Collected data
------------------------------------------------------------
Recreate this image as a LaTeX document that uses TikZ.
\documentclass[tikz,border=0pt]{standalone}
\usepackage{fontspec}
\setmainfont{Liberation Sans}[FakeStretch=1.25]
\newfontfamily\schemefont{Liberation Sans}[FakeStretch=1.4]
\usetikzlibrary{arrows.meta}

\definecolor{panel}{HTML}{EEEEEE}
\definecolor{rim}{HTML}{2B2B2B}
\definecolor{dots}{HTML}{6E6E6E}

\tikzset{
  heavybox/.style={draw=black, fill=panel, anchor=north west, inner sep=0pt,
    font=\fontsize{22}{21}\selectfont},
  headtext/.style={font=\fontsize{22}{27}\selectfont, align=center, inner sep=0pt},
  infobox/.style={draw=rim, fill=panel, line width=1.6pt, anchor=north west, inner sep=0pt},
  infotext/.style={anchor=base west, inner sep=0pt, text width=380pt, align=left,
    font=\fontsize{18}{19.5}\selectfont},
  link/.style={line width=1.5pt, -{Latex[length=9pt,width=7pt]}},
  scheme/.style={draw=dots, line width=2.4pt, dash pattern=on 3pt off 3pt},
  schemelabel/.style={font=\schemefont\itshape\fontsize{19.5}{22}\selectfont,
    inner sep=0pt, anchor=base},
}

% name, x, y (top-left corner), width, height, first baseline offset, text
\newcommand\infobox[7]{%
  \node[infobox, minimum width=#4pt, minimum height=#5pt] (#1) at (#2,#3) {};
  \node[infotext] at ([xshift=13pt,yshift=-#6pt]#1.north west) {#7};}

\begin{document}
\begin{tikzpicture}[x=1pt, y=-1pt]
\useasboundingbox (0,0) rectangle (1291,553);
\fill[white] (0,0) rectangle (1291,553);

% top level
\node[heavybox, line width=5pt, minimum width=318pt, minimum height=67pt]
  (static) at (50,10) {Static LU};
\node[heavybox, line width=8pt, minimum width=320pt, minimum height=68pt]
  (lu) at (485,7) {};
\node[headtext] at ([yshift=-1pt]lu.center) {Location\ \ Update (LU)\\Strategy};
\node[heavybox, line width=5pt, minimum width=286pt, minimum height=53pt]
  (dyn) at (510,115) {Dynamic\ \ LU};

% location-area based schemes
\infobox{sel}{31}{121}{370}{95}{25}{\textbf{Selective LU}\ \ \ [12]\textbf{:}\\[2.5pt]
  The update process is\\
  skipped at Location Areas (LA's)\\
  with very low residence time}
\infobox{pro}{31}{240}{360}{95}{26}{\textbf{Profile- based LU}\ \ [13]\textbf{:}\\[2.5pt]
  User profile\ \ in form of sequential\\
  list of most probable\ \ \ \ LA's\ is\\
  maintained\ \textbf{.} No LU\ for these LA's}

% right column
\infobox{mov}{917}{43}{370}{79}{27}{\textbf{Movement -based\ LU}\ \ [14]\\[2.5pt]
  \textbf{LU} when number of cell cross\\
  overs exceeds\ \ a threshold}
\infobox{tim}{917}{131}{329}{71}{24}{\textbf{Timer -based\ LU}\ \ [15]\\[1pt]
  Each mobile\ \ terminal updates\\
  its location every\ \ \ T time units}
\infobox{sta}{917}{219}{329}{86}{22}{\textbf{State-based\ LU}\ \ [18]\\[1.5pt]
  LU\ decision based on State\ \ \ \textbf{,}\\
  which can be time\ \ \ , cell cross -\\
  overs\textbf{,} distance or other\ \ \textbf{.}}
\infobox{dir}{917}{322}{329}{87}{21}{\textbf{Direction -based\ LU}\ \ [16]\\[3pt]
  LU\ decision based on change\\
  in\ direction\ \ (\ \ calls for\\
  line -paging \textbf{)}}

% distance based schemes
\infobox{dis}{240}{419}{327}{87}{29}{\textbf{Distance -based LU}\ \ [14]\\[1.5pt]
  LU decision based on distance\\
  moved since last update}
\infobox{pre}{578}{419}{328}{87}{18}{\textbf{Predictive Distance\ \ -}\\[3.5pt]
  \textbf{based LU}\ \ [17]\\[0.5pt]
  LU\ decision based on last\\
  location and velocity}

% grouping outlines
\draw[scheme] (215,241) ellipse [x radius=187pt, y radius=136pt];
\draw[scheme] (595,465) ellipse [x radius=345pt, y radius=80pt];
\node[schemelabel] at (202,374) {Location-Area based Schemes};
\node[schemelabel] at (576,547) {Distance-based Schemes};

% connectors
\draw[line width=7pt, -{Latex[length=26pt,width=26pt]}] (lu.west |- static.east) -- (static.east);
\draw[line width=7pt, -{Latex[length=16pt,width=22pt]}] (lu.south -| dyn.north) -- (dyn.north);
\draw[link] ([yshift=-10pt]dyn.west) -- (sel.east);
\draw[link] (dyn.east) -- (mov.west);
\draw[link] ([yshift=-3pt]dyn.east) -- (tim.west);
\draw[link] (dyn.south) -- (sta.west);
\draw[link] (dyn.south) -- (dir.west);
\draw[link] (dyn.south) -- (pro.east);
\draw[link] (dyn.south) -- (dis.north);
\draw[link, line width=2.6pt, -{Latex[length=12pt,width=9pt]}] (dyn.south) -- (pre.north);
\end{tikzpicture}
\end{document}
------------------------------------------------------------
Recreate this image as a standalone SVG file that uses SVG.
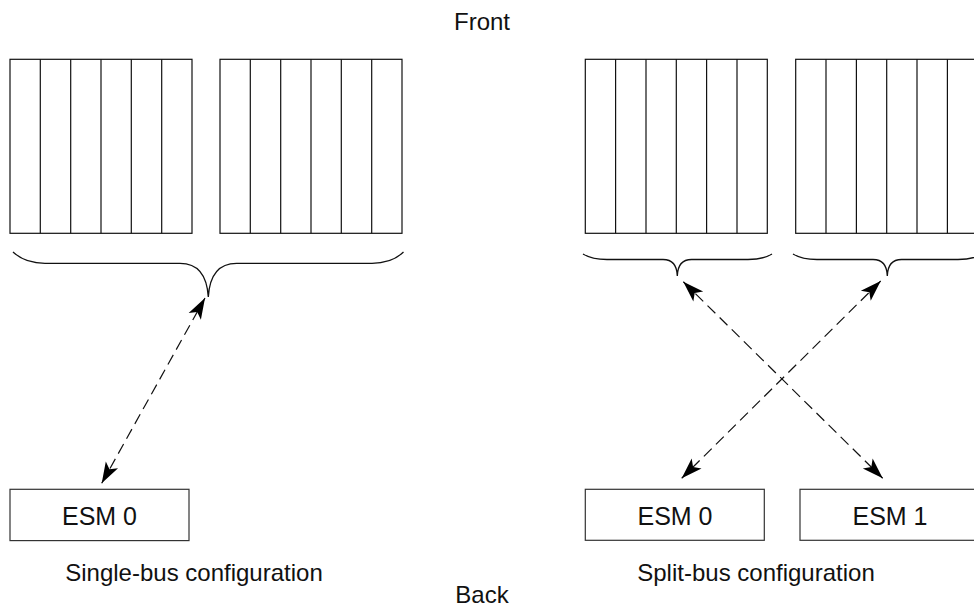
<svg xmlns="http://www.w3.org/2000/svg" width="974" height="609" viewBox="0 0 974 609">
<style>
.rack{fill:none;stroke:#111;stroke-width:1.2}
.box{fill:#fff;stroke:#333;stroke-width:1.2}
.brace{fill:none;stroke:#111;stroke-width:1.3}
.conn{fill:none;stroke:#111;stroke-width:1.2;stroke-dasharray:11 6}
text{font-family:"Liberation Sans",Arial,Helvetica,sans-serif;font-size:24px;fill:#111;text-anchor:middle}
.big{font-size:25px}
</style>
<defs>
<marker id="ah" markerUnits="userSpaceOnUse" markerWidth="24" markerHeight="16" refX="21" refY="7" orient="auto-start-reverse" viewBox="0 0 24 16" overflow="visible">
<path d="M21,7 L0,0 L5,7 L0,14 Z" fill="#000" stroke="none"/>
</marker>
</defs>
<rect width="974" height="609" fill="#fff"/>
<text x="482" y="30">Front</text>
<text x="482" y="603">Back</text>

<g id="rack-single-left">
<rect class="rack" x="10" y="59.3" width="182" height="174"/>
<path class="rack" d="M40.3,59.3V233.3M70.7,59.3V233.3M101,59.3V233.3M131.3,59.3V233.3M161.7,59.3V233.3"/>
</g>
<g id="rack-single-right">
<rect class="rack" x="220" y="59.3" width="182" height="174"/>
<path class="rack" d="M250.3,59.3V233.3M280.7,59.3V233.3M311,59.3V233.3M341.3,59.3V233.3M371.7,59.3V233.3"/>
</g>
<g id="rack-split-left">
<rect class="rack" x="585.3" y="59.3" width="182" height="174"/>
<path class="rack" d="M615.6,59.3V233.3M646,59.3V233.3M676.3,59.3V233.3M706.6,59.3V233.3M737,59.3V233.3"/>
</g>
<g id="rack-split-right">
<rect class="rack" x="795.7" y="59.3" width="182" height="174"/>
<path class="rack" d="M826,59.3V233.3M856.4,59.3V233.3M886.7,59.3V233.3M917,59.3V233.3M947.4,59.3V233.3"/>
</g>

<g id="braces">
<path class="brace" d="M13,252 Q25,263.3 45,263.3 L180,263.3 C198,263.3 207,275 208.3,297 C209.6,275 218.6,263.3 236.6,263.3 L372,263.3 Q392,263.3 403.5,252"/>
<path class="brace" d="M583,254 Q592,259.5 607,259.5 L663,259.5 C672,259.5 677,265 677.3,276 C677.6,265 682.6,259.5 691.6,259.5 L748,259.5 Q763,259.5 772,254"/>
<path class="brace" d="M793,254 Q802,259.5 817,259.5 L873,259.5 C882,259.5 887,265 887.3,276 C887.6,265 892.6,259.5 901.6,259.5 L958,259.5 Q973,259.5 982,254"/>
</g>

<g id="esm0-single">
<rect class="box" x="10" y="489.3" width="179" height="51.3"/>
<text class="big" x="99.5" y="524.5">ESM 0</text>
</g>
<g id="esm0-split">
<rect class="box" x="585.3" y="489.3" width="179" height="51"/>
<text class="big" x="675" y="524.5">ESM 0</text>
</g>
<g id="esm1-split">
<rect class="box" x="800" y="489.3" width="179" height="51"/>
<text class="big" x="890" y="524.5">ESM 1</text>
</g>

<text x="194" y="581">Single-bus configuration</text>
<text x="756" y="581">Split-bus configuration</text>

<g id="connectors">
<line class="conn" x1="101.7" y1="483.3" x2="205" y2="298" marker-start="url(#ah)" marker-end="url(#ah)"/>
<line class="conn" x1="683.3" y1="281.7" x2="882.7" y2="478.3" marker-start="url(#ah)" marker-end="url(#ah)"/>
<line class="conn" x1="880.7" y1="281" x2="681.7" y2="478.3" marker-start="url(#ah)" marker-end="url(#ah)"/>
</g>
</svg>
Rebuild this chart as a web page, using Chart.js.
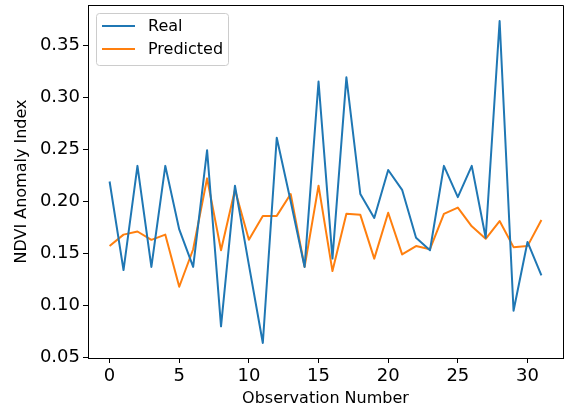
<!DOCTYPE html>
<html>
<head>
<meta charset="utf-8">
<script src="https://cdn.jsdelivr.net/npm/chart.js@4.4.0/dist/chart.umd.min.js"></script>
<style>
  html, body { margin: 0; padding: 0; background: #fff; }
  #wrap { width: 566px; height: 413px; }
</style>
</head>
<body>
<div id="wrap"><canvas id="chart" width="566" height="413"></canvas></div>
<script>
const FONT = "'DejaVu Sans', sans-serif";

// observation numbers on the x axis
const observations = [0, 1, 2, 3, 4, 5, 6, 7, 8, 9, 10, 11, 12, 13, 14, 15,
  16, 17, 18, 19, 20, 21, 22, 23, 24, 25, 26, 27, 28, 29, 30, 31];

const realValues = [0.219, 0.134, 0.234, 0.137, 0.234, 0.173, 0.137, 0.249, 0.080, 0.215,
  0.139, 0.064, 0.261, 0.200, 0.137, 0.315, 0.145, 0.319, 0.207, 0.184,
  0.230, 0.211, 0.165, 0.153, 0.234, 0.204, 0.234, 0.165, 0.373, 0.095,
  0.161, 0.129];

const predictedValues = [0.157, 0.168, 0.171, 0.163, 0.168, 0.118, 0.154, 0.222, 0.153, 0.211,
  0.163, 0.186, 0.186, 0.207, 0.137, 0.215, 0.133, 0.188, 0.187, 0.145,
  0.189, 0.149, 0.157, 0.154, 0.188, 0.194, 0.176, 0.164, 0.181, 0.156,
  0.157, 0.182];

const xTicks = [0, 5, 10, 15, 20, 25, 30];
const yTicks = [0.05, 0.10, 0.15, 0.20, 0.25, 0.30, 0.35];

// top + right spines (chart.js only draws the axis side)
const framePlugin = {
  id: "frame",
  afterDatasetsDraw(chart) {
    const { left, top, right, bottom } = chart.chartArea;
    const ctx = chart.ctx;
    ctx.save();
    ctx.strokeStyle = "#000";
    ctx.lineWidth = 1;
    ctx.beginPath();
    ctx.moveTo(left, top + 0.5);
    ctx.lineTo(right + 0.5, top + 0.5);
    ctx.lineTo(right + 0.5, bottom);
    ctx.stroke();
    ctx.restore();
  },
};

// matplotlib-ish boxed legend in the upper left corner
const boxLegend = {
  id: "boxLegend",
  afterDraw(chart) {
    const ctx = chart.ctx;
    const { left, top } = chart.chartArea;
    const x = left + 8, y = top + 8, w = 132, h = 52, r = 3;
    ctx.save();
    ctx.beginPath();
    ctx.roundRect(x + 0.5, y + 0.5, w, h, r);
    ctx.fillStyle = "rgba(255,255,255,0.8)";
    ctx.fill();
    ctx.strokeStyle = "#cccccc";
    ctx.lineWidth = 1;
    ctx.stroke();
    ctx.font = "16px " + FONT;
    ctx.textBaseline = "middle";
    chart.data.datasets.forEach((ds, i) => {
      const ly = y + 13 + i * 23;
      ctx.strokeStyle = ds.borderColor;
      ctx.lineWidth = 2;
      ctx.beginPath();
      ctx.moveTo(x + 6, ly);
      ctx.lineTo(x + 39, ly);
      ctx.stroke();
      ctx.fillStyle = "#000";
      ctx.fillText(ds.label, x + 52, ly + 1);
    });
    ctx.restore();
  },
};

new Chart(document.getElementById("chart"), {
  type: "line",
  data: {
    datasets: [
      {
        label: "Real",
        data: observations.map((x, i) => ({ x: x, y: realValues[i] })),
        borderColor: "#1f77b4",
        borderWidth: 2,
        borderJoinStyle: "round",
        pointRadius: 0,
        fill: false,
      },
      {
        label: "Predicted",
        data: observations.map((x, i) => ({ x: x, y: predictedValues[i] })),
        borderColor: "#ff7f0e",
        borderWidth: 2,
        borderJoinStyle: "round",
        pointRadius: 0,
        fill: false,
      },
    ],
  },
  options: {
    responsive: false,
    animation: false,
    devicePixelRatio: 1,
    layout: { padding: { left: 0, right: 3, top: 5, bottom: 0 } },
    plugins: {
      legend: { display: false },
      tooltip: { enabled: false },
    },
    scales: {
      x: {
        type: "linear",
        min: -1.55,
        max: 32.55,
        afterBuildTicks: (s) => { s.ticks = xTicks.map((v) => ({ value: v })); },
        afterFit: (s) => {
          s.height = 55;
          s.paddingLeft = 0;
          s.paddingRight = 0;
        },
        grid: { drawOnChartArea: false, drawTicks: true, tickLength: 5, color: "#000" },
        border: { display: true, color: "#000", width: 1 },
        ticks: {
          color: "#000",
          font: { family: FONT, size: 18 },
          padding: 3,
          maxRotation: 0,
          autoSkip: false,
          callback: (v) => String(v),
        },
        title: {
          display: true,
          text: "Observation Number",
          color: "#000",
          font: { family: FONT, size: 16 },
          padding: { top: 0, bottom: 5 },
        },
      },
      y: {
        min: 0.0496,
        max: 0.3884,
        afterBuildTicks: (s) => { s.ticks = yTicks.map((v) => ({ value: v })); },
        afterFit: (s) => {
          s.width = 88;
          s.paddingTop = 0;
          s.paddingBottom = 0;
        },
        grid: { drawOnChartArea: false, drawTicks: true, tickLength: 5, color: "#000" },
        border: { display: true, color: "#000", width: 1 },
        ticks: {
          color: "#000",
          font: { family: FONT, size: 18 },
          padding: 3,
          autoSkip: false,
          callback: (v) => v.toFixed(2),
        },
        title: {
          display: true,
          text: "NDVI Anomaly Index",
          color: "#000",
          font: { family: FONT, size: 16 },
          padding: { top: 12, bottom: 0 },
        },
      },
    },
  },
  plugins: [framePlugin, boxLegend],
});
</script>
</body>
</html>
------------------------------------------------------------
- **PROBLEM TO WORK ON**: Collect from the data above every line that includes "uses".

- **WRITTEN SOLUTION**:
Recreate this image as a LaTeX document that uses TikZ.
Recreate this image as a standalone SVG file that uses SVG.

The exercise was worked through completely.